» **Material provided**
= = = = =
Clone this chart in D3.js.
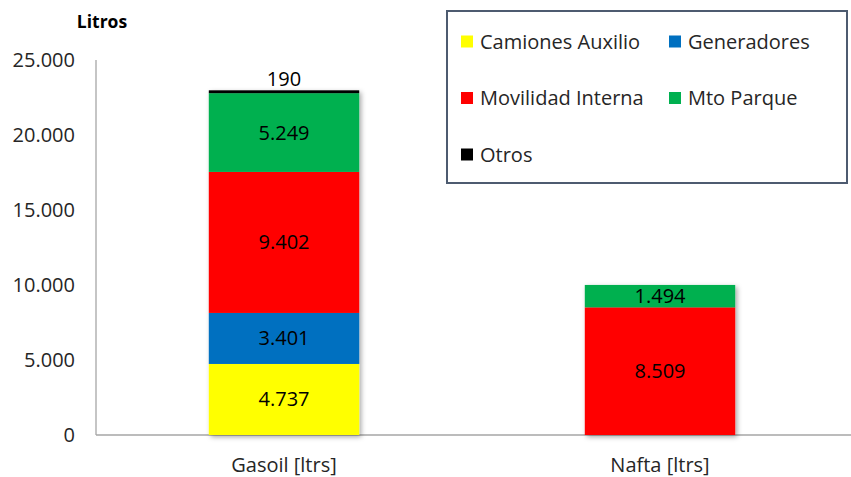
<!DOCTYPE html>
<html>
<head>
<meta charset="utf-8">
<script src="https://cdn.jsdelivr.net/npm/d3@7"></script>
<style>
  body { margin: 0; background: #fff; }
  text { font-family: "Open Sans", sans-serif; fill: #262626; }
</style>
</head>
<body>
<script>
// chart data
var categories = ["Gasoil [ltrs]", "Nafta [ltrs]"];
var seriesNames = ["Camiones Auxilio", "Generadores", "Movilidad Interna", "Mto Parque", "Otros"];
var seriesColors = ["#ffff00", "#0070c0", "#ff0000", "#00b050", "#000000"];
var gasoil = [4737, 3401, 9402, 5249, 190];
var nafta = [0, 0, 8509, 1494, 0];
var yTicks = [0, 5000, 10000, 15000, 20000, 25000];

var width = 851, height = 477;

var svg = d3.select("body").append("svg")
    .attr("width", width)
    .attr("height", height);

var defs = svg.append("defs");
var shadow = defs.append("filter").attr("id", "shadow")
    .attr("x", "-10%").attr("y", "-10%").attr("width", "130%").attr("height", "130%");
shadow.append("feDropShadow")
    .attr("dx", 2).attr("dy", 2).attr("stdDeviation", 2.5)
    .attr("flood-color", "#000").attr("flood-opacity", 0.35);

var x = d3.scaleBand()
    .domain(categories)
    .range([96, 848])
    .paddingInner(0.6)
    .paddingOuter(0.3);

var y = d3.scaleLinear()
    .domain([0, 25000])
    .range([435, 60]);

var fmt = function(v) { return d3.format(",")(v).replace(/,/g, "."); };

// stack the values
var rows = categories.map(function(c, i) {
    var vals = i == 0 ? gasoil : nafta;
    var row = {cat: c};
    seriesNames.forEach(function(s, j) { row[s] = vals[j]; });
    return row;
});
var stacked = d3.stack().keys(seriesNames)(rows);

// axes
svg.append("line")
    .attr("x1", 96).attr("x2", 96)
    .attr("y1", y(25000)).attr("y2", y(0))
    .attr("stroke", "#a6a6a6").attr("stroke-width", 1.3);
svg.append("line")
    .attr("x1", 96).attr("x2", width)
    .attr("y1", y(0)).attr("y2", y(0))
    .attr("stroke", "#a6a6a6").attr("stroke-width", 1.3);

svg.selectAll(".ytick")
    .data(yTicks)
    .enter().append("text")
    .attr("class", "ytick")
    .attr("x", 75)
    .attr("y", function(d) { return y(d); })
    .attr("dy", "0.35em")
    .attr("text-anchor", "end")
    .style("font-size", "20px")
    .text(fmt);

svg.append("text")
    .attr("x", 102).attr("y", 28)
    .attr("text-anchor", "middle")
    .style("font-size", "17.5px")
    .style("font-weight", "bold")
    .style("fill", "#000")
    .text("Litros");

svg.selectAll(".xlab")
    .data(categories)
    .enter().append("text")
    .attr("class", "xlab")
    .attr("x", function(d) { return x(d) + x.bandwidth() / 2; })
    .attr("y", 465)
    .attr("dy", "0.35em")
    .attr("text-anchor", "middle")
    .style("font-size", "20px")
    .text(function(d) { return d; });

// bars
var barGroups = svg.append("g").attr("filter", "url(#shadow)");
barGroups.selectAll("g")
    .data(stacked)
    .enter().append("g")
    .attr("fill", function(d, i) { return seriesColors[i]; })
    .selectAll("rect")
    .data(function(d) { return d.filter(function(p) { return p[1] > p[0]; }); })
    .enter().append("rect")
    .attr("x", function(d) { return x(d.data.cat); })
    .attr("y", function(d) { return y(d[1]); })
    .attr("width", x.bandwidth())
    .attr("height", function(d) { return y(d[0]) - y(d[1]); });

// value labels
stacked.forEach(function(layer) {
    layer.forEach(function(p) {
        var v = p[1] - p[0];
        if (v <= 0) return;
        var ly = v < 500 ? y(p[1]) - 11 : y((p[0] + p[1]) / 2);
        svg.append("text")
            .attr("x", x(p.data.cat) + x.bandwidth() / 2)
            .attr("y", ly)
            .attr("dy", "0.35em")
            .attr("text-anchor", "middle")
            .style("font-size", "20px")
            .style("fill", "#000")
            .text(fmt(v));
    });
});

// legend
var legend = svg.append("g");
legend.append("rect")
    .attr("x", 447).attr("y", 11)
    .attr("width", 400).attr("height", 172)
    .attr("fill", "#fff")
    .attr("stroke", "#4d5b70")
    .attr("stroke-width", 2);

var legPos = [[461, 41.5], [669, 41.5], [461, 98], [669, 98], [461, 154.5]];
seriesNames.forEach(function(s, i) {
    var g = legend.append("g")
        .attr("transform", "translate(" + legPos[i][0] + "," + legPos[i][1] + ")");
    g.append("rect")
        .attr("x", 0).attr("y", -6)
        .attr("width", 12).attr("height", 12)
        .attr("fill", seriesColors[i]);
    g.append("text")
        .attr("x", 19).attr("y", 0)
        .attr("dy", "0.35em")
        .style("font-size", "20px")
        .text(s);
});
</script>
</body>
</html>
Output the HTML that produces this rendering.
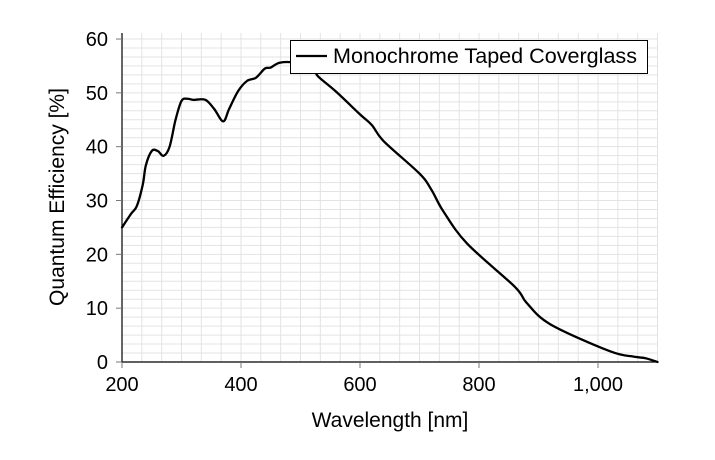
= = = = =
» **Task description**
Which lines hold the word "this"? Return all of them from the records above.

» **Exercise response**
Clone this chart in D3.js.
Output the HTML that produces this rendering.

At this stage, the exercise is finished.